Challenges and Criticisms: Avoiding Cultural Tokenism
With widespread adoption comes the risk of superficiality. When a shamisen appears in a soundtrack simply to signal “this is Japanese,” without regard for its musical character or context, the effect can feel hollow. Critics argue that tokenistic use reduces living traditions to exotic garnishes. The most respected composers avoid this pitfall by collaborating closely with traditional musicians, studying the instruments’ idiomatic languages, and writing parts that honour their capabilities. Yoko Kanno, for example, often works with master performers like Hideki Togi (a gagaku musician) to ensure authenticity.

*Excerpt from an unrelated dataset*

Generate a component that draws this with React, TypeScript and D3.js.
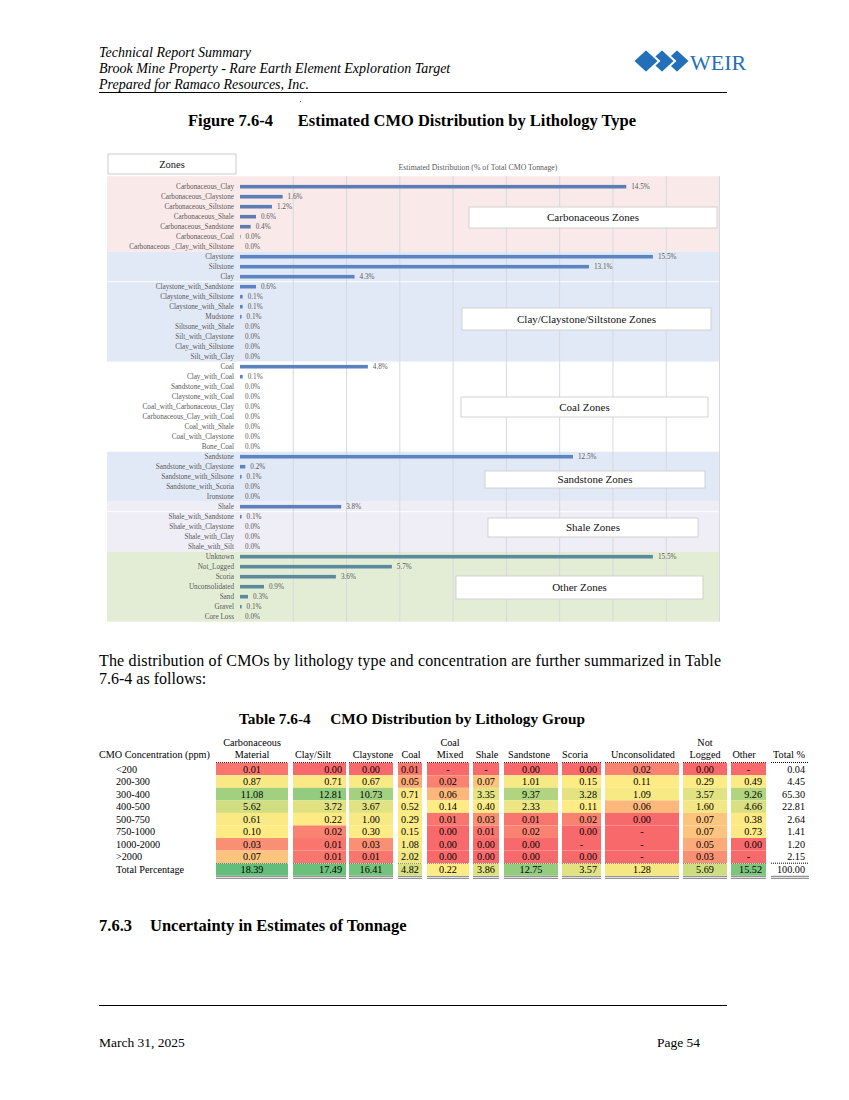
import React from 'react';
import * as d3 from 'd3';

const SERIF = "'Liberation Serif','Times New Roman',Times,serif";

// ---------------- Chart data ----------------
const carbonaceousLith = ['Carbonaceous_Clay', 'Carbonaceous_Claystone', 'Carbonaceous_Siltstone', 'Carbonaceous_Shale', 'Carbonaceous_Sandstone', 'Carbonaceous_Coal', 'Carbonaceous _Clay_with_Siltstone'];
const carbonaceousPct = [14.5, 1.6, 1.2, 0.6, 0.4, 0.02, 0.0];
const clayLith = ['Claystone', 'Siltstone', 'Clay', 'Claystone_with_Sandstone', 'Claystone_with_Siltstone', 'Claystone_with_Shale', 'Mudstone', 'Siltsone_with_Shale', 'Silt_with_Claystone', 'Clay_with_Siltstone', 'Silt_with_Clay'];
const clayPct = [15.5, 13.1, 4.3, 0.6, 0.1, 0.1, 0.06, 0, 0, 0, 0];
const coalLith = ['Coal', 'Clay_with_Coal', 'Sandstone_with_Coal', 'Claystone_with_Coal', 'Coal_with_Carbonaceous_Clay', 'Carbonaceous_Clay_with_Coal', 'Coal_with_Shale', 'Coal_with_Claystone', 'Bone_Coal'];
const coalPct = [4.8, 0.1, 0, 0, 0, 0, 0, 0, 0];
const sandstoneLith = ['Sandstone', 'Sandstone_with_Claystone', 'Sandstone_with_Siltsone', 'Sandstone_with_Scoria', 'Ironstone'];
const sandstonePct = [12.5, 0.2, 0.06, 0, 0];
const shaleLith = ['Shale', 'Shale_with_Sandstone', 'Shale_with_Claystone', 'Shale_with_Clay', 'Shale_with_Silt'];
const shalePct = [3.8, 0.06, 0, 0, 0];
const otherLith = ['Unknown', 'Not_Logged', 'Scoria', 'Unconsolidated', 'Sand', 'Gravel', 'Core Loss'];
const otherPct = [15.5, 5.7, 3.6, 0.9, 0.3, 0.06, 0];
const zoneTitles = ['Carbonaceous Zones', 'Clay/Claystone/Siltstone Zones', 'Coal Zones', 'Sandstone Zones', 'Shale Zones', 'Other Zones'];
const gridTicks = [2, 4, 6, 8, 10, 12, 14, 16, 18];

// ---------------- Table data ----------------
const concRows = ['<200', '200-300', '300-400', '400-500', '500-750', '750-1000', '1000-2000', '>2000'];
const groupHead1 = ['Carbonaceous', '', '', '', 'Coal', '', '', '', '', 'Not', '', ''];
const groupHead2 = ['Material', 'Clay/Silt', 'Claystone', 'Coal', 'Mixed', 'Shale', 'Sandstone', 'Scoria', 'Unconsolidated', 'Logged', 'Other', 'Total %'];
const carbMaterial = [0.01, 0.87, 11.08, 5.62, 0.61, 0.10, 0.03, 0.07];
const claySilt = [0.00, 0.71, 12.81, 3.72, 0.22, 0.02, 0.01, 0.01];
const claystone = [0.00, 0.67, 10.73, 3.67, 1.00, 0.30, 0.03, 0.01];
const coal = [0.01, 0.05, 0.71, 0.52, 0.29, 0.15, 1.08, 2.02];
const coalMixed = [null, 0.02, 0.06, 0.14, 0.01, 0.00, 0.00, 0.00];
const shale = [null, 0.07, 3.35, 0.40, 0.03, 0.01, 0.00, 0.00];
const sandstone = [0.00, 1.01, 9.37, 2.33, 0.01, 0.02, 0.00, 0.00];
const scoria = [0.00, 0.15, 3.28, 0.11, 0.02, 0.00, null, 0.00];
const unconsolidated = [0.02, 0.11, 1.09, 0.06, 0.00, null, null, null];
const notLogged = [0.00, 0.29, 3.57, 1.60, 0.07, 0.07, 0.05, 0.03];
const other = [null, 0.49, 9.26, 4.66, 0.38, 0.73, 0.00, null];
const totalPct = [0.04, 4.45, 65.30, 22.81, 2.64, 1.41, 1.20, 2.15];
const columnTotals = [18.39, 17.49, 16.41, 4.82, 0.22, 3.86, 12.75, 3.57, 1.28, 5.69, 15.52, 100.00];

// ---------------- Layout / style ----------------
const zoneFills = ['#FAE9E9', '#E2E9F6', '#FFFFFF', '#E2E9F6', '#EFEDF5', '#E3EDD6'];
const zoneBarColors = ['#5B7DB6', '#5A84C2', '#5A82BE', '#5A84C2', '#5B80BE', '#5B8A9D'];
const zoneBoxes = [
  { x0: 469, x1: 717, y0: 207, y1: 228 },
  { x0: 462, x1: 711, y0: 308, y1: 330 },
  { x0: 461, x1: 708, y0: 397, y1: 417 },
  { x0: 485, x1: 705, y0: 471, y1: 488 },
  { x0: 488, x1: 698, y0: 518, y1: 537 },
  { x0: 456, x1: 703, y0: 576, y1: 599 },
];
const colLayout = [
  { x0: 216, x1: 288, align: 'middle', hx: 252 },
  { x0: 293, x1: 346, align: 'end', hx: 313 },
  { x0: 349, x1: 393, align: 'middle', hx: 373 },
  { x0: 398, x1: 422, align: 'middle', hx: 411 },
  { x0: 427, x1: 469, align: 'middle', hx: 450 },
  { x0: 473, x1: 499, align: 'middle', hx: 487 },
  { x0: 504, x1: 558, align: 'middle', hx: 529 },
  { x0: 562, x1: 601, align: 'end', hx: 575 },
  { x0: 605, x1: 679, align: 'middle', hx: 643 },
  { x0: 683, x1: 727, align: 'middle', hx: 705 },
  { x0: 731, x1: 766, align: 'end', hx: 744 },
  { x0: 771, x1: 809, align: 'end', hx: 789 },
];

export default function App() {
  const zones = [
    { cats: carbonaceousLith, vals: carbonaceousPct },
    { cats: clayLith, vals: clayPct },
    { cats: coalLith, vals: coalPct },
    { cats: sandstoneLith, vals: sandstonePct },
    { cats: shaleLith, vals: shalePct },
    { cats: otherLith, vals: otherPct },
  ];
  const allCats = zones.flatMap(z => z.cats);
  const x = d3.scaleLinear().domain([0, 18]).range([240, 719.5]);
  const y = d3.scaleBand<string>().domain(allCats).range([181.7, 621.7]);
  const bw = y.bandwidth();
  const barH = 3.6;

  // table
  const tableCols = [carbMaterial, claySilt, claystone, coal, coalMixed, shale, sandstone, scoria, unconsolidated, notLogged, other, totalPct];
  const allNums = [...tableCols.slice(0, 11).flat().filter(v => v !== null), ...columnTotals.slice(0, 11)] as number[];
  const color = d3.scaleLinear<string>()
    .domain([0, 0.1, d3.max(allNums) as number])
    .range(['#F8696B', '#FFEB84', '#63BE7B'])
    .clamp(true);
  const rowY = d3.scaleLinear().domain([0, 1]).range([769, 781.55]);
  const rowH = 12.55;
  const totalY = rowY(concRows.length);

  const txtX = (c: typeof colLayout[0]) => c.align === 'end' ? c.x1 - 4 : (c.x0 + c.x1) / 2;

  const logoX = [646, 662, 677];

  return (
    <svg width={849} height={1100} style={{ position: 'absolute', left: 0, top: 0, background: '#fff' }} fontFamily={SERIF}>
      <rect width={849} height={1100} fill="#fff" />
      {/* Header */}
      <g fontStyle="italic" fontSize={14} fill="#000">
        <text x={99} y={57}>Technical Report Summary</text>
        <text x={99} y={73}>Brook Mine Property - Rare Earth Element Exploration Target</text>
        <text x={99} y={89}>Prepared for Ramaco Resources, Inc.</text>
      </g>
      <line x1={99} x2={727} y1={92.5} y2={92.5} stroke="#000" strokeWidth={1} />
      <rect x={300} y={101} width={1} height={1} fill="#444" />
      {/* WEIR logo */}
      <g>
        {logoX.slice().reverse().map((cx, i) => (
          <path key={i} d={`M${cx - 13},61 L${cx},${49} L${cx + 13},61 L${cx},${73} Z`} fill="#2470B8" stroke="#fff" strokeWidth={2} />
        ))}
        <text x={690} y={69.5} fontSize={22} fill="#2470B8">WEIR</text>
      </g>

      {/* Figure title */}
      <g fontWeight="bold" fontSize={16.5}>
        <text x={188} y={126}>Figure 7.6-4</text>
        <text x={636} y={126} textAnchor="end">Estimated CMO Distribution by Lithology Type</text>
      </g>

      {/* Chart */}
      <g>
        {zones.map((z, i) => {
          const y0 = (y(z.cats[0]) as number) - (i === 0 ? 5.5 : 0);
          const y1 = (y(z.cats[z.cats.length - 1]) as number) + bw;
          return <rect key={i} x={107} y={y0} width={720 - 107} height={y1 - y0} fill={zoneFills[i]} />;
        })}
        <line x1={107} x2={720} y1={(y('Claystone_with_Sandstone') as number)} y2={(y('Claystone_with_Sandstone') as number)} stroke="#fff" strokeWidth={1} />
        <line x1={107} x2={720} y1={(y('Shale_with_Sandstone') as number)} y2={(y('Shale_with_Sandstone') as number)} stroke="#fff" strokeWidth={1} />
        {gridTicks.map(t => (
          <line key={t} x1={x(t)} x2={x(t)} y1={176} y2={621.7} stroke="#D6D9DE" strokeWidth={1} />
        ))}
        <text x={478} y={170} fontSize={7.8} fill="#595959" textAnchor="middle">Estimated Distribution (% of Total CMO Tonnage)</text>
        <rect x={108} y={154} width={128} height={20} fill="#fff" stroke="#BFBFBF" strokeWidth={0.8} />
        <text x={172} y={167.5} fontSize={10.5} textAnchor="middle" fill="#111">Zones</text>
        {zones.map((z, zi) => z.cats.map((c, ci) => {
          const cy = (y(c) as number) + bw / 2;
          const v = z.vals[ci];
          return (
            <g key={c + zi}>
              <text x={234} y={cy + 2.4} fontSize={7.2} fill="#595959" textAnchor="end">{c}</text>
              <rect x={x(0)} y={cy - barH / 2} width={x(v) - x(0)} height={barH} fill={zoneBarColors[zi]} />
              <text x={x(v) + 5} y={cy + 2.4} fontSize={7.2} fill="#595959">{v.toFixed(1) + '%'}</text>
            </g>
          );
        }))}
        {zoneTitles.map((t, i) => {
          const b = zoneBoxes[i];
          return (
            <g key={t}>
              <rect x={b.x0} y={b.y0} width={b.x1 - b.x0} height={b.y1 - b.y0} fill="#fff" stroke="#C8C8C8" strokeWidth={0.8} />
              <text x={(b.x0 + b.x1) / 2} y={(b.y0 + b.y1) / 2 + 3.8} fontSize={11} textAnchor="middle" fill="#111">{t}</text>
            </g>
          );
        })}
      </g>

      {/* Paragraph */}
      <g fontSize={16}>
        <text x={99} y={666} textLength={622} lengthAdjust="spacing">The distribution of CMOs by lithology type and concentration are further summarized in Table</text>
        <text x={99} y={684}>7.6-4 as follows:</text>
      </g>

      {/* Table title */}
      <g fontWeight="bold" fontSize={15.3}>
        <text x={239} y={724}>Table 7.6-4</text>
        <text x={585} y={724} textAnchor="end">CMO Distribution by Lithology Group</text>
      </g>

      {/* Table */}
      <g fontSize={10.2} fill="#000">
        <text x={99} y={758}>CMO Concentration (ppm)</text>
        {colLayout.map((c, i) => (
          <g key={'h' + i}>
            {groupHead1[i] && <text x={c.hx} y={746} textAnchor="middle">{groupHead1[i]}</text>}
            <text x={c.hx} y={758} textAnchor="middle">{groupHead2[i]}</text>
            <line x1={c.x0} x2={c.x1} y1={762.5} y2={762.5} stroke="#000" strokeWidth={1} strokeDasharray="1,1" />
            <line x1={c.x0} x2={c.x1} y1={863.2} y2={863.2} stroke="#000" strokeWidth={1} strokeDasharray="1,1" />
            <line x1={c.x0} x2={c.x1} y1={876.3} y2={876.3} stroke="#555" strokeWidth={0.8} />
            <line x1={c.x0} x2={c.x1} y1={878.3} y2={878.3} stroke="#555" strokeWidth={0.8} />
          </g>
        ))}
        {concRows.map((r, ri) => (
          <text key={r} x={116} y={rowY(ri) + 3.6}>{r}</text>
        ))}
        <text x={116} y={totalY + 3.6}>Total Percentage</text>
        {tableCols.map((col, ci) => {
          const c = colLayout[ci];
          const isTotalCol = ci === tableCols.length - 1;
          return (
            <g key={'c' + ci}>
              {col.map((v, ri) => (
                <g key={ri}>
                  {!isTotalCol && <rect x={c.x0} y={rowY(ri) - rowH / 2} width={c.x1 - c.x0} height={rowH} fill={color(v === null ? 0 : v)} />}
                  <text x={v === null ? (c.x0 + c.x1) / 2 : txtX(c)} y={rowY(ri) + 3.6} textAnchor={v === null ? 'middle' : c.align}>{v === null ? '-' : v.toFixed(2)}</text>
                </g>
              ))}
              {!isTotalCol && <rect x={c.x0} y={totalY - rowH / 2 + 0.5} width={c.x1 - c.x0} height={rowH - 0.5} fill={color(columnTotals[ci])} />}
              <text x={txtX(c)} y={totalY + 3.6} textAnchor={c.align}>{columnTotals[ci].toFixed(2)}</text>
            </g>
          );
        })}
      </g>

      {/* Section heading */}
      <g fontWeight="bold" fontSize={16.5}>
        <text x={99} y={931}>7.6.3</text>
        <text x={150} y={931}>Uncertainty in Estimates of Tonnage</text>
      </g>

      {/* Footer */}
      <line x1={99} x2={727} y1={1005.5} y2={1005.5} stroke="#000" strokeWidth={1} />
      <g fontSize={13.5}>
        <text x={99} y={1047}>March 31, 2025</text>
        <text x={700} y={1047} textAnchor="end">Page 54</text>
      </g>
    </svg>
  );
}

There’s also the question of electronic emulation. High‑quality sample libraries can now mimic shakuhachi bends and taiko ensemble hits convincingly. While democratising access, this may threaten opportunities for real players and erode the subtle, unpredictable humanity that makes these instruments compelling. Anime music producers must balance budget constraints with artistic integrity, and the best results often come from a hybrid approach—sampled beds for consistent texture, live overdubs for emotional peaks.
The Educational Ripple: Inspire the Next Generation
Anime soundtracks do not exist in a vacuum; they influence music education and performance. In Japan, clubs and university circles dedicated to traditional instruments report spikes in enrollment after popular series air. Young shamisen players cite their discovery through Gintama or Samurai Champloo; taiko troupes like Kodo see increased overseas tour demand. International schools offering Japanese music courses use anime examples to engage students, making the koto less an artifact and more a living voice.
Programmes such as Japan’s Taiko Center offer hands‑on workshops that often welcome anime fans who first encountered the drums through a screen. This educational feedback loop ensures that the instruments are not only preserved in sound libraries but actively performed, evolving through new techniques and compositions. The anime industry, whether intentionally or not, has become one of the most effective vehicles for transmitting Japan’s intangible cultural heritage to a worldwide youth audience.
Looking Ahead: The Future of Tradition in Anime Scoring
The next decade promises even deeper integration. Spatial audio technologies like Dolby Atmos allow composers to place instruments in three‑dimensional space, making the shakuhachi seem to drift through the listener’s room. Artificial intelligence plugins may one day assist in generating idiomatic koto counterpoint, though creative control will remain with human composers. Contemporary anime continues to diversify its settings—cyberpunk, isekai fantasy, historical epics—and traditional instruments can adapt to all of them.
We can expect more cross‑genre collaborations, with traditional Japanese ensembles touring alongside symphonic orchestras to perform anime suites. The lines between folk, classical, and popular music will grow blurrier. What began as a niche experiment by Kenji Kawai and Yoko Kanno has become a standard production practice, not out of obligation but because it works. These instruments carry a weight of meaning that no synthesised patch can duplicate: the breath of a shakuhachi, the calloused fingers on a shamisen’s strings, the communal heartbeat of taiko. In sound, they are the soul of Japan, and anime has proven to be their perfect modern vessel.